The Grim Reaper’s origins is believed to be derived from the Angel of Death in the Old Testament of the Bible and a character known as Kronos from Greek mythology.

The Angel of Death is present in most religions. In Hinduism, Yama, the Lord of Death is nothing like the cadaverous figure of the English Grim Reaper. Instead, he rides on a buffalo and has a rope lasso to carry his victims back into the underworld. In Islam, the Angel of Death is known as Azrael. He is forever writing and erasing names into a large book. A birth is marked by an inscription into the book and a death is marked by erasing the name. In Judaism, it is known as Malach ha-Mavet. In Sikhism, Death is an angel of God.

In Japanese folklore, there is the death goddess who claims 1000 lives in a single day. Slavic paganism described death as a lady in white clothes with an ever-growing green sprout in hand. One touch of the sprout will put a human to eternal sleep. In Lithuanian paganism, Death is a hideous old woman with a poison tongue and a long blue nose.

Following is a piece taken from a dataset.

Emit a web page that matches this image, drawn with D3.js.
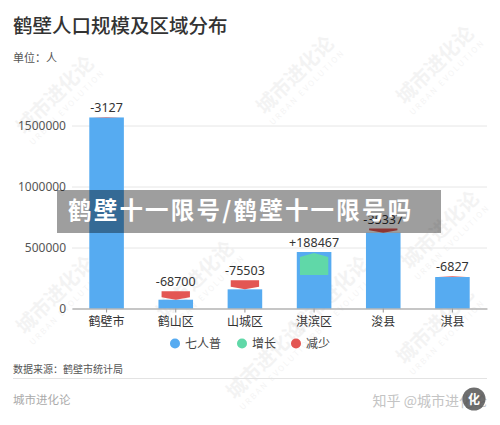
<!DOCTYPE html>
<html>
<head>
<meta charset="utf-8">
<script src="https://cdn.jsdelivr.net/npm/d3@7"></script>
<style>
  html, body { margin: 0; padding: 0; background: #fff; }
  svg { display: block; font-family: "Noto Sans CJK SC", "Noto Sans", sans-serif; }
</style>
</head>
<body>
<svg id="chart"></svg>
<script>
var width = 500;
var height = 425;

// data
var categories = ['鹤壁市', '鹤山区', '山城区', '淇滨区', '浚县', '淇县'];
var pop7 = [1565973, 72000, 157000, 463000, 620000, 258000];
var change = [-3127, -68700, -75503, 188467, -35337, -6827];
var yTicks = [0, 500000, 1000000, 1500000];
var legendNames = ['七人普', '增长', '减少'];

var blue = '#56abf1', green = '#60d8a8', red = '#e35653';

var svg = d3.select('#chart')
    .attr('width', width)
    .attr('height', height);

// faint watermarks
var marks = [[60, 100], [300, 80], [440, 70], [445, 235], [60, 300], [200, 285], [335, 300], [440, 330], [270, 365]];
marks.forEach(function(m){
  var g = svg.append('g')
      .attr('transform', 'translate(' + m[0] + ',' + m[1] + ') rotate(-45)')
      .style('opacity', 0.05);
  g.append('text').attr('text-anchor', 'middle').attr('font-size', 20).attr('font-weight', 'bold')
      .attr('fill', '#333').text('城市进化论');
  g.append('text').attr('text-anchor', 'middle').attr('y', 13).attr('font-size', 8)
      .attr('letter-spacing', 2).attr('fill', '#333').text('URBAN EVOLUTION');
});

// title
svg.append('text').attr('x', 13).attr('y', 33)
    .attr('font-size', 19.5).attr('font-weight', 500).attr('fill', '#333')
    .text('鹤壁人口规模及区域分布');
svg.append('text').attr('x', 13).attr('y', 62)
    .attr('font-size', 11).attr('fill', '#555')
    .text('单位：人');

var x = d3.scaleBand()
    .domain(categories)
    .range([72, 487])
    .paddingInner(0.5)
    .paddingOuter(0.25);

var y = d3.scaleLinear()
    .domain([0, 1500000])
    .range([308.5, 125.5]);

// gridlines + y labels
var yAxis = svg.append('g')
    .attr('transform', 'translate(72,0)')
    .call(d3.axisLeft(y).tickValues(yTicks).tickSize(-415).tickFormat(d3.format('d')).tickPadding(6));
yAxis.select('.domain').remove();
yAxis.selectAll('.tick line').attr('stroke', '#e6e6e6');
yAxis.selectAll('.tick text').attr('font-size', 12).attr('fill', '#555')
    .attr('font-family', '"Noto Sans", sans-serif');

// blue bars
svg.append('g').selectAll('rect')
    .data(categories)
    .enter().append('rect')
    .attr('x', function(d){ return x(d); })
    .attr('width', x.bandwidth())
    .attr('y', function(d, i){ return y(pop7[i]); })
    .attr('height', function(d, i){ return y(0) - y(pop7[i]); })
    .style('fill', blue);

// change arrows
function arrowPath(d, i){
  var c = change[i];
  var w = x.bandwidth() * 0.82;
  var x0 = x(d) + (x.bandwidth() - w) / 2, x1 = x0 + w, xc = x0 + w / 2;
  var top, bot, n;
  if (c < 0) {
    top = y(pop7[i] - c); bot = y(pop7[i]);
    n = Math.min(2.5, bot - top);
    return 'M' + x0 + ',' + top + 'L' + x1 + ',' + top + 'L' + x1 + ',' + (bot - n) +
        'L' + xc + ',' + bot + 'L' + x0 + ',' + (bot - n) + 'Z';
  }
  top = y(pop7[i]) + 1; bot = y(pop7[i] - c);
  n = Math.min(4, bot - top);
  return 'M' + x0 + ',' + bot + 'L' + x1 + ',' + bot + 'L' + x1 + ',' + (top + n) +
      'L' + xc + ',' + top + 'L' + x0 + ',' + (top + n) + 'Z';
}
svg.append('g').selectAll('path')
    .data(categories)
    .enter().append('path')
    .attr('d', arrowPath)
    .style('fill', function(d, i){ return change[i] < 0 ? red : green; });

// value labels
svg.append('g').selectAll('text')
    .data(categories)
    .enter().append('text')
    .attr('x', function(d){ return x(d) + x.bandwidth() / 2; })
    .attr('y', function(d, i){
      var top = change[i] < 0 ? pop7[i] - change[i] : pop7[i];
      return y(top) - 5;
    })
    .attr('text-anchor', 'middle')
    .attr('font-size', 12.5).attr('fill', '#333')
    .attr('font-family', '"Noto Sans", sans-serif')
    .text(function(d, i){ return (change[i] > 0 ? '+' : '') + change[i]; });

// x axis
var xAxis = svg.append('g')
    .attr('transform', 'translate(0,308.5)')
    .call(d3.axisBottom(x).tickSize(4).tickSizeOuter(0).tickPadding(5));
xAxis.select('.domain').attr('stroke', '#999');
xAxis.selectAll('.tick line').attr('stroke', '#999');
xAxis.selectAll('.tick text').attr('font-size', 12).attr('fill', '#333')
    .attr('font-family', '"Noto Sans CJK SC", sans-serif');

// legend
var legendX = [175, 242, 296];
var legendColors = [blue, green, red];
legendNames.forEach(function(name, i){
  svg.append('circle').attr('cx', legendX[i]).attr('cy', 343.5).attr('r', 5).style('fill', legendColors[i]);
  svg.append('text').attr('x', legendX[i] + 10).attr('y', 348)
      .attr('font-size', 12).attr('fill', '#444').text(name);
});

// footer
svg.append('text').attr('x', 13).attr('y', 373)
    .attr('font-size', 10).attr('fill', '#555').text('数据来源：鹤壁市统计局');
svg.append('line').attr('x1', 13).attr('x2', 487).attr('y1', 378.5).attr('y2', 378.5)
    .attr('stroke', '#e3e3e3');
svg.append('text').attr('x', 13).attr('y', 404)
    .attr('font-size', 11.5).attr('fill', '#aaa').text('城市进化论');
svg.append('text').attr('x', 487).attr('y', 406).attr('text-anchor', 'end')
    .attr('font-size', 14).attr('fill', '#c4c4c4').text('知乎 @城市进化论');
svg.append('circle').attr('cx', 474).attr('cy', 399).attr('r', 11.5)
    .style('fill', '#555').style('opacity', 0.85);
svg.append('text').attr('x', 474).attr('y', 404).attr('text-anchor', 'middle')
    .attr('font-size', 12).attr('font-weight', 'bold').attr('fill', '#fff').text('化');

// overlay banner
svg.append('rect').attr('x', 57).attr('y', 190).attr('width', 384).attr('height', 43)
    .style('fill', '#000').style('opacity', 0.38);
svg.append('text').attr('x', 68).attr('y', 209).attr('dominant-baseline', 'central')
    .attr('font-size', 23.5).attr('font-weight', 'bold').attr('fill', '#fff')
    .attr('letter-spacing', 2.2)
    .text('鹤壁十一限号/鹤壁十一限号吗');
</script>
</body>
</html>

The Angel of Death could be, as odd as it may sound, a welcoming figure, a messenger of a higher power tasked with collecting the souls for paradise. On the other hand, is may be a figure of darkness that has come in search of souls to be tormented in the underworld.

In the Greek mythology, Kronos the Titan was bestowed a sickle which he used to castrate his father. He swallowed his kids as they were born as he was afraid that the same punishment will be levied on him by his offspring. He was the God of Harvest and the sickle was an agricultural instrument. He was also associated as the bringer of old age.

By combining both the idea of the Angel of Death and Kronos of Greek Mythology, we obtain the Grim Reaper. Death is topic that continues to draw enormous amount of fascination. By the end of the day, when the Grim Reaper comes, it is inevitable, beyond the control of time, circumstances and will.